My plan for my last day in San Cristobal de Las Casas was to go to a meditation thing recommended by my tour guide Ana(I think in like a sweat lodge). But Ana called us and said it was canceled due to the rain.
So instead I went to Chamula with a couple people from the hostel. And thank God we did, it was an experience unlike any I’ve ever had before. We rode in the colectivo for 20 pesos and it took about 30 minutes to get there from San Cristobal. We sat next to some nice Mexicans and I kept offering my bag of chicharrón to them and they thought it was hilarious, but although they didn’t actually seem to want it, they refused to say no.
Once we got off the colectivo we went down the main strip which was a sprawling market where you could buy anything from tacos, to fruits, to the black skirts they all wear made out of some type of black sheep. The market street led us to the main church there which was originally a catholic church, but now is very much dedicated to pagan rituals. Apparently the Spanish allowed the rituals in order to keep the peace in the area.
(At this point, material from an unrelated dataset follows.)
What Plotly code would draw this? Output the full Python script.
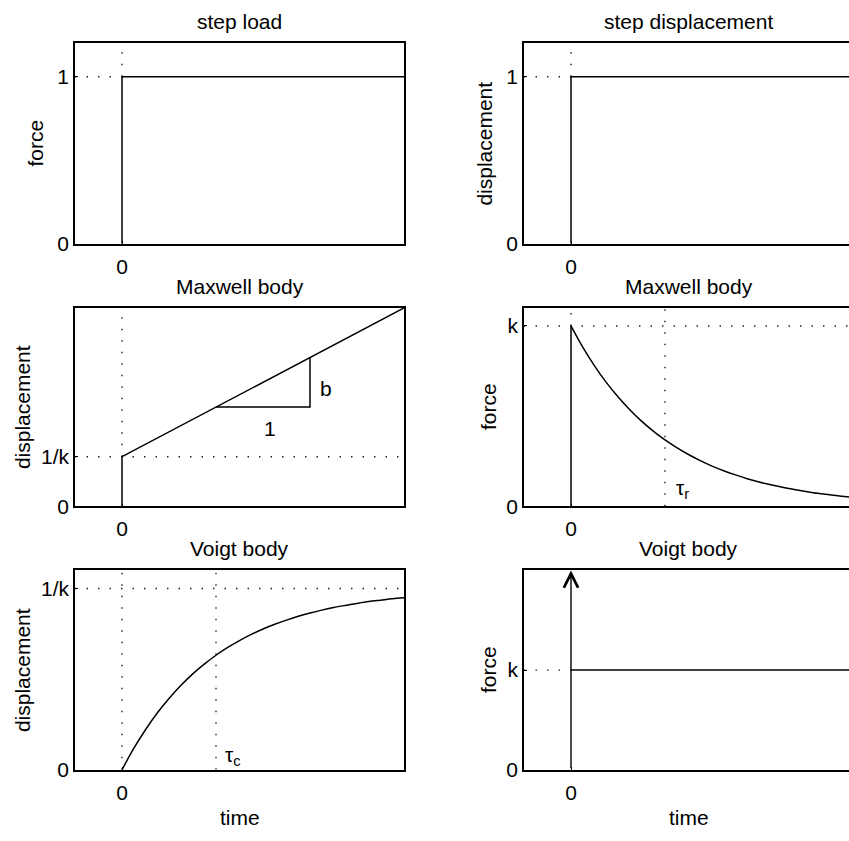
import plotly.graph_objects as go

# ---------------- data ----------------
# panel 1: step load (force vs time)
step_t = [0, 0, 6]
step_f = [0, 1, 1]
# panel 2: step displacement
stepd_t = [0, 0, 6]
stepd_d = [0, 1, 1]
# panel 3: Maxwell body creep (displacement vs time)
mx_creep_t = [0, 0, 6]
mx_creep_d = [0, 1, 4]
slope_tri_t = [2, 4, 4]
slope_tri_d = [2, 2, 3]
# panel 4: Maxwell body relaxation (force vs time)
mx_jump_t = [0, 0]
mx_jump_f = [0, 1]
curve_t = [0, 0.25, 0.5, 0.75, 1, 1.25, 1.5, 1.75, 2, 2.25, 2.5, 2.75, 3,
           3.25, 3.5, 3.75, 4, 4.25, 4.5, 4.75, 5, 5.25, 5.5, 5.75, 6]
mx_relax_f = [1.0, 0.882, 0.779, 0.687, 0.607, 0.535, 0.472, 0.417, 0.368, 0.325, 0.287, 0.253, 0.223,
              0.197, 0.174, 0.153, 0.135, 0.119, 0.105, 0.093, 0.082, 0.072, 0.064, 0.056, 0.05]
# panel 5: Voigt body creep (displacement vs time)
vg_creep_d = [0.0, 0.118, 0.221, 0.313, 0.393, 0.465, 0.528, 0.583, 0.632, 0.675, 0.713, 0.747, 0.777,
              0.803, 0.826, 0.847, 0.865, 0.881, 0.895, 0.907, 0.918, 0.928, 0.936, 0.944, 0.95]
# panel 6: Voigt body relaxation (force vs time)
vg_relax_t = [0, 6]
vg_relax_f = [1, 1]
impulse_t = 0
impulse_top = 2

tau = 2          # time constant marker
unit = 1         # k or 1/k level

titles = ["step load", "step displacement", "Maxwell body", "Maxwell body", "Voigt body", "Voigt body"]
ylabels = ["force", "displacement", "displacement", "force", "displacement", "force"]
ytick_vals = [[0, 1], [0, 1], [0, 1], [0, 1], [0, 1], [0, 1]]
ytick_text = [["0", "1"], ["0", "1"], ["0", "1/k"], ["0", "k"], ["0", "1/k"], ["0", "k"]]
y_ranges = [[0, 1.2], [0, 1.2], [0, 4], [0, 1.1], [0, 1.1], [0, 2]]
xtick_vals = [0]
xtick_text = ["0"]

# ---------------- layout geometry ----------------
W, H = 849, 841
FONT = "Liberation Sans, Arial, Helvetica, sans-serif"
FS = 21
col_px = [(75, 404), (524, 849)]
row_px = [(44, 247), (312, 513), (578, 780)]
x_ranges = [[-1, 6], [-1, -1 + (849 - 524) / 47.0]]

fig = go.Figure()

LINE = dict(color="black", width=1.5)
DOT = dict(color="#222", width=1.4, dash="1.5px,10px")


def ax_name(i, kind):
    return kind if i == 0 else f"{kind}{i + 1}"


def add(i, x, y, line, shape="linear"):
    fig.add_trace(go.Scatter(x=x, y=y, mode="lines", line=dict(**line, shape=shape),
                             xaxis=ax_name(i, "x"), yaxis=ax_name(i, "y"),
                             showlegend=False, hoverinfo="skip"))


# panel 1
add(0, [0, 0], [unit, 1.2], DOT)
add(0, [-1, 0], [unit, unit], DOT)
add(0, step_t, step_f, LINE)
# panel 2
add(1, [0, 0], [unit, 1.2], DOT)
add(1, [-1, 0], [unit, unit], DOT)
add(1, stepd_t, stepd_d, LINE)
# panel 3
add(2, [0, 0], [unit, 4], DOT)
add(2, [-1, 6], [unit, unit], DOT)
add(2, mx_creep_t, mx_creep_d, LINE)
add(2, slope_tri_t, slope_tri_d, LINE)
# panel 4
add(3, [-1, 6], [unit, unit], DOT)
add(3, [0, 0], [unit, 1.1], DOT)
add(3, [tau, tau], [0, 1.1], DOT)
add(3, mx_jump_t, mx_jump_f, LINE)
add(3, curve_t, mx_relax_f, LINE, "spline")
# panel 5
add(4, [-1, 6], [unit, unit], DOT)
add(4, [0, 0], [0, 1.1], DOT)
add(4, [tau, tau], [0, 1.1], DOT)
add(4, curve_t, vg_creep_d, LINE, "spline")
# panel 6
add(5, [-1, 0], [unit, unit], DOT)
add(5, vg_relax_t, vg_relax_f, LINE)

layout = dict(width=W, height=H, margin=dict(l=0, r=0, t=0, b=0),
              paper_bgcolor="white", plot_bgcolor="white",
              font=dict(family=FONT, size=FS, color="black"), showlegend=False)

annotations = []
for i in range(6):
    r, c = divmod(i, 2)
    x0, x1 = col_px[c]
    y0, y1 = row_px[r]
    xa = ax_name(i, "xaxis")
    ya = ax_name(i, "yaxis")
    layout[xa] = dict(domain=[x0 / W, x1 / W], range=x_ranges[c], anchor=ax_name(i, "y"),
                      showline=True, linecolor="black", linewidth=1.5, mirror=True,
                      ticks="inside", ticklen=3, tickwidth=1.2, tickcolor="black",
                      tickvals=xtick_vals, ticktext=xtick_text, ticklabelstandoff=3,
                      showgrid=False, zeroline=False, fixedrange=True,
                      tickfont=dict(size=FS))
    layout[ya] = dict(domain=[1 - y1 / H, 1 - y0 / H], range=y_ranges[i], anchor=ax_name(i, "x"),
                      showline=True, linecolor="black", linewidth=1.5, mirror=(c == 0),
                      ticks="inside", ticklen=3, tickwidth=1.2, tickcolor="black",
                      tickvals=ytick_vals[i], ticktext=ytick_text[i],
                      showgrid=False, zeroline=False, fixedrange=True,
                      tickfont=dict(size=FS))
    cx = (x0 + 329 / 2) / W
    annotations.append(dict(text=titles[i], x=cx, y=1 - (y0 - 22) / H, xref="paper", yref="paper",
                            xanchor="center", yanchor="middle", showarrow=False, font=dict(size=FS)))
    wide = ytick_text[i][1] == "1/k"
    lab_x = (22 if wide else 36) if c == 0 else (485 if ylabels[i] == "displacement" else 488)
    annotations.append(dict(text=ylabels[i], x=lab_x / W, y=1 - ((y0 + y1) / 2) / H,
                            xref="paper", yref="paper", textangle=-90,
                            xanchor="center", yanchor="middle", showarrow=False, font=dict(size=FS)))
    if r == 2:
        annotations.append(dict(text="time", x=cx, y=1 - 828 / H, xref="paper", yref="paper",
                                xanchor="center", yanchor="middle", showarrow=False, font=dict(size=FS)))

# in-plot labels
annotations.append(dict(text="b", x=4.34, y=2.38, xref="x3", yref="y3", showarrow=False,
                        xanchor="center", yanchor="middle", font=dict(size=FS)))
annotations.append(dict(text="1", x=3.15, y=1.56, xref="x3", yref="y3", showarrow=False,
                        xanchor="center", yanchor="middle", font=dict(size=FS)))
annotations.append(dict(text="τ<sub>r</sub>", x=2.2, y=0.095, xref="x4", yref="y4", showarrow=False,
                        xanchor="left", yanchor="middle", font=dict(size=FS)))
annotations.append(dict(text="τ<sub>c</sub>", x=2.15, y=0.075, xref="x5", yref="y5", showarrow=False,
                        xanchor="left", yanchor="middle", font=dict(size=FS)))
# impulse arrow (Voigt body force)
annotations.append(dict(text="", x=impulse_t, y=impulse_top, ax=impulse_t, ay=0,
                        xref="x6", yref="y6", axref="x6", ayref="y6",
                        showarrow=True, arrowhead=5, arrowsize=2.0, arrowwidth=1.4,
                        arrowcolor="black"))

layout["annotations"] = annotations
fig.update_layout(**layout)
fig.write_html("out.html")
We payed 60 pesos to get in and as soon as we entered the church I felt an awful and strange vibe. The ground was covered in huge pine needles, The sides of the churches were covered in bloody, terrifying Jesus’s and saints, and there had to be 10,000 lit candles littering the floor and sides. There were also 2 kids playing instruments. One hitting a drum and one playing an accordion. I swear they were playing the song from the red wedding in Game of Thrones and it gave the entire church the creepiest vibe.
There were people spread around the church drinking alternatingly pox(their alcohol) and coca cola. They believe that when they burp after drinking the coca cola that that is the evil spirits leaving their body.
We walked up to the main alter area and saw this lady rubbing a chicken all over this man who was kneeling down. Then she pressed it to the ground and snapped its poor little chicken neck. It was pretty wild. She held it there while it did some of its last movements. I breathed in thick clouds of incense as I stared in shock at the dead ass chicken on the catholic alter still twitching occasionally.
I’ve never seen anything like it before.
We then went walking around a little bit, found some tacos and headed back to San Cristobal by colectivo. We stopped at a wine bar where we ordered a wine and got sleepy and I headed to bed. My plan was to wake up super early the next morning to climb the cathedral steps for the sunrise and then leave for the thick jungles of Palenque.